Boron-Doped Pine-Cone Carbon With 3D Interconnected Porosity for Use as an Anode for Potassium-Ion Batteries With Long Life Cycle

Jian-Fang Lu; Ke-Chun Li; Xiao-Yan Lv; Hong-Xiang Kuai; Jing Su; Yan-Xuan Wen

doi:10.3389/fchem.2022.953782

Boron-Doped Pine-Cone Carbon With 3D Interconnected Porosity for Use as an Anode for Potassium-Ion Batteries With Long Life Cycle

Front Chem. 2022 Jul 6:10:953782. doi: 10.3389/fchem.2022.953782. eCollection 2022.

Authors

Jian-Fang Lu^{1

2}, Ke-Chun Li³, Xiao-Yan Lv⁴, Hong-Xiang Kuai¹, Jing Su¹, Yan-Xuan Wen^{1

5}

Affiliations

¹ School of Chemistry and Chemical Engineering, Guangxi University, Nanning, China.
² School of Chemistry and Chemical Engineering, Guangxi Minzu University, Nanning, China.
³ School of Materials and Environment, Guangxi Minzu University, Nanning, China.
⁴ The New Rural Development Research Institute, Guangxi University, Nanning, China.
⁵ Guangxi Key Laboratory of Processing for Non-ferrous Metallic and Featured Materials, Guangxi University, Nanning, China.

Abstract

Potassium-ion batteries (KIBs) have received widespread attention as an alternative to lithium-ion batteries because of their low cost and abundance of potassium. However, the poor kinetic performance and severe volume changes during charging/discharging due to the large radius of potassium leading to low capacity and rapid decay.
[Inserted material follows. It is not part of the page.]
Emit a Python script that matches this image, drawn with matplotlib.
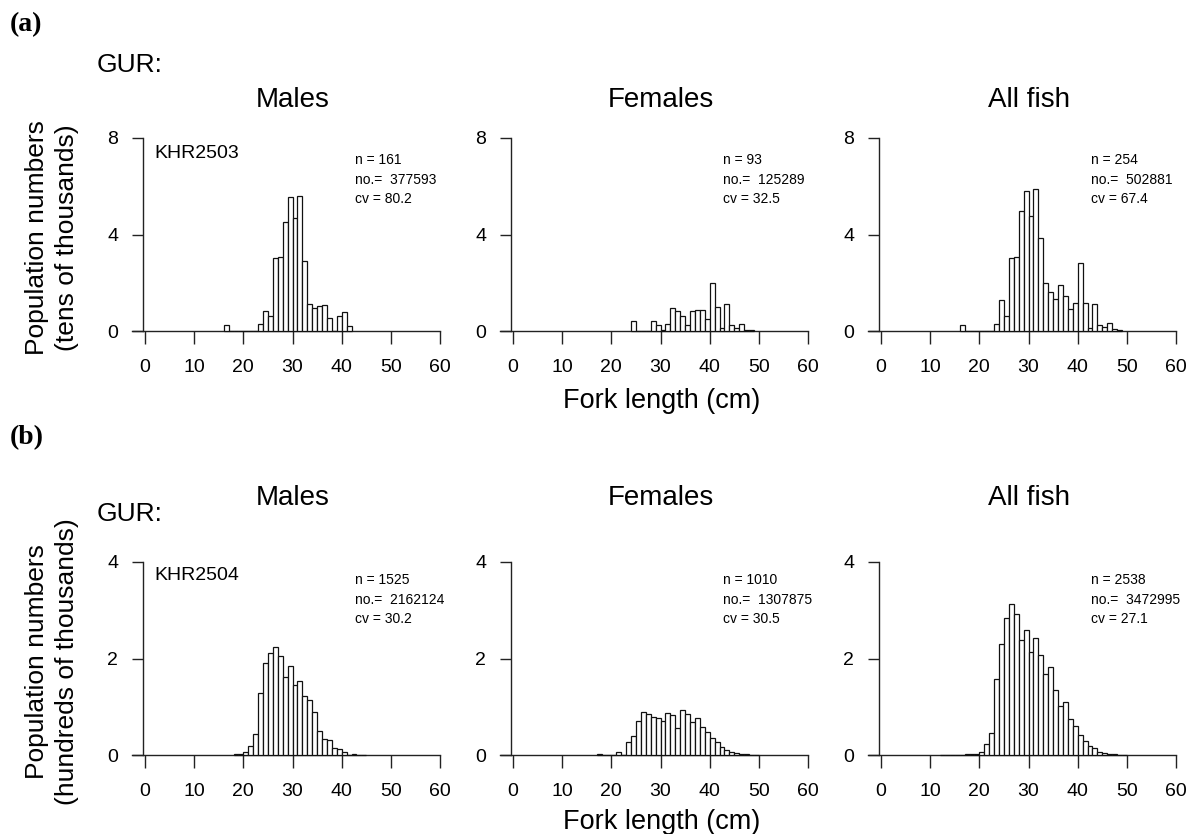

Therefore, development of anode materials with sufficient space and active sites for potassium ion deintercalation and desorption is necessary to ensure structural stability and good electrochemical activity. This study prepared boron-doped pine-cone carbon (BZPC) with 3D interconnected hierarchical porous in ZnCl₂ molten-salt by calcination under high temperature. The hierarchical porous structure promoted the penetration of the electrolyte, improved charge-carrier diffusion, alleviated volume changes during cycling, and increased the number of micropores available for adsorbing potassium ions. In addition, due to B doping, the BZPC material possessed abundant defects and active centers, and a wide interlayer distance, which enhanced the adsorption of K ions and promoted their intercalation and diffusion. When used as the anode of a KIB, BZPC provided a high reversible capacity (223.8 mAh g^-1 at 50 mA g^-1), excellent rate performance, and cycling stability (115.9 mAh g^-1 after 2000 cycles at 1 A g^-1).

Keywords: anodes; biomass carbon; boron doping; molten ZnCl2; pine-cone; potassium-ion batteries.